Economists are divided over whether South Africa’s central bank will pause interest-rate increases on Thursday or extend its longest phase of monetary tightening since 2006.
Deteriorating inflation expectations, currency risks and enhancements to the South African Reserve Bank’s quarterly projection model, used to inform its rate decision, are clouding the outlook.
The uncertainty has left economists split in predicting the central bank’s move. HSBC, Citigroup, RMB Morgan Stanley and Barclays are among the majority expecting a quarter percentage point hike to 8.5%.
Goldman Sachs Group, Deutsche Bank and Standard Chartered see no change, according to a Bloomberg survey
“With three months of large declines and downside surprises to inflation, the recent strengthening of the rand, and the weak state of the real economy, we expect the SARB to keep rates on hold,” Goldman’s Andrew Matheny and Bojosi Morule wrote in a client note.
Forward-rate agreements used to speculate on borrowing costs show traders are less certain that a quarter-point increase is a done deal after softer-than-anticipated inflation data on Wednesday.
Traders dialled back bets on a hike to around a one-in-four chance.

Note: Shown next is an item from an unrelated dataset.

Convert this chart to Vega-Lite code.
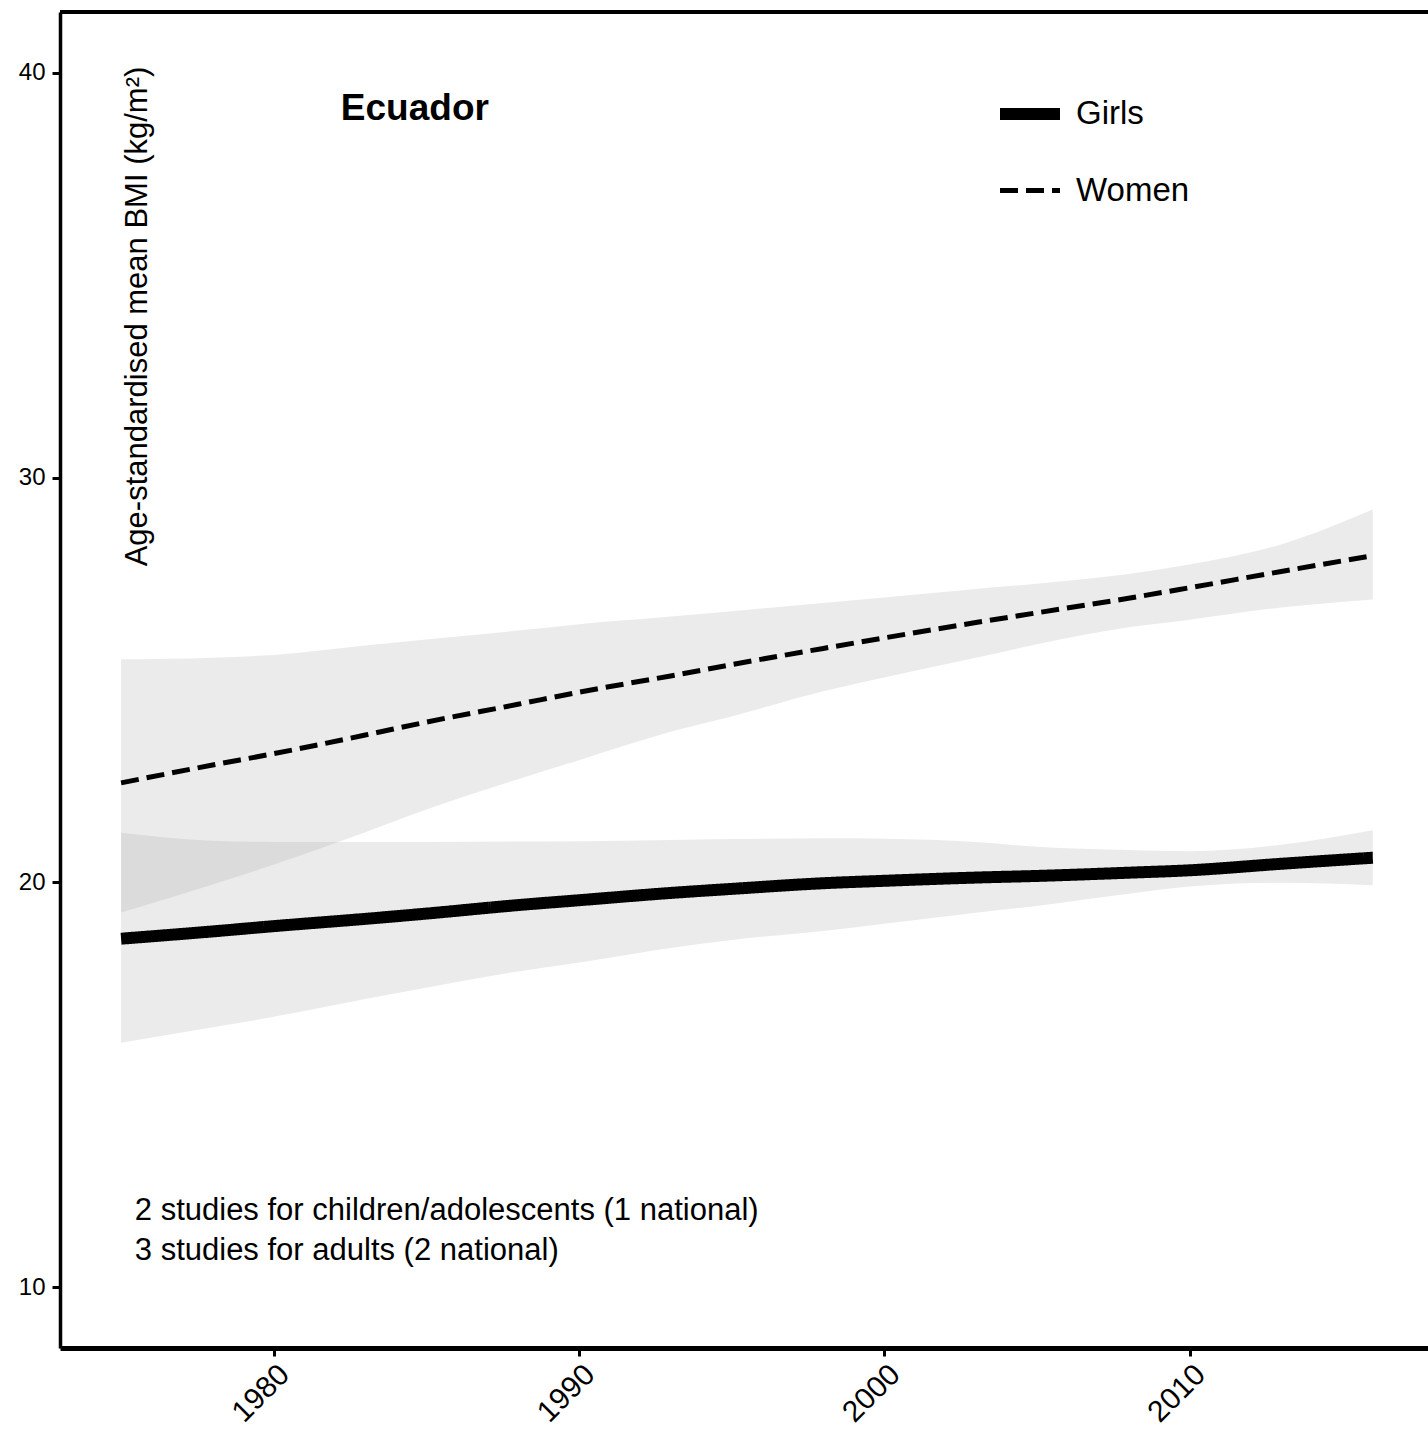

Annual inflation slowed by more than expected to 5.4% in June, dipping beneath the central bank’s target ceiling for the first time in 14 months on lower food costs.
The central bank targets price growth at 3% to 6% and prefers to anchor inflation expectations at the midpoint of the range.
The rate decision, expected shortly after 3 p.m. Johannesburg time, could hinge on the vote of a single monetary policy committee member.
The median expectation of economists in a Bloomberg survey is that the five-member MPC will vote three in favour of a 25 basis-point hike and two for a pause.
Raising the key rate to 8.5% from 8.25% would lift it to a new 14-year-high and may mark the final increase in this tightening cycle, according to several economists.
Koketso Mano, a FNB senior economist, expects a rate hike because inflation expectations are above the central bank’s target through 2025. But she also said a stronger rand and the better reading on inflation, plus bets the Federal Reserve is almost done tightening in the US, “could potentially justify a pause.”
The MPC has hoisted interest rates by 475 basis points since November 2021 to contain inflation that’s been above the 4.5% midpoint of the target range for more than two years.
Its May forecasts showed headline inflation reaching the midpoint only in 2025
Governor Lesetja Kganyago and his deputy Kuben Naidoo said earlier this month that only once the MPC is confident that inflation is returning to the midpoint will it stop tightening policy.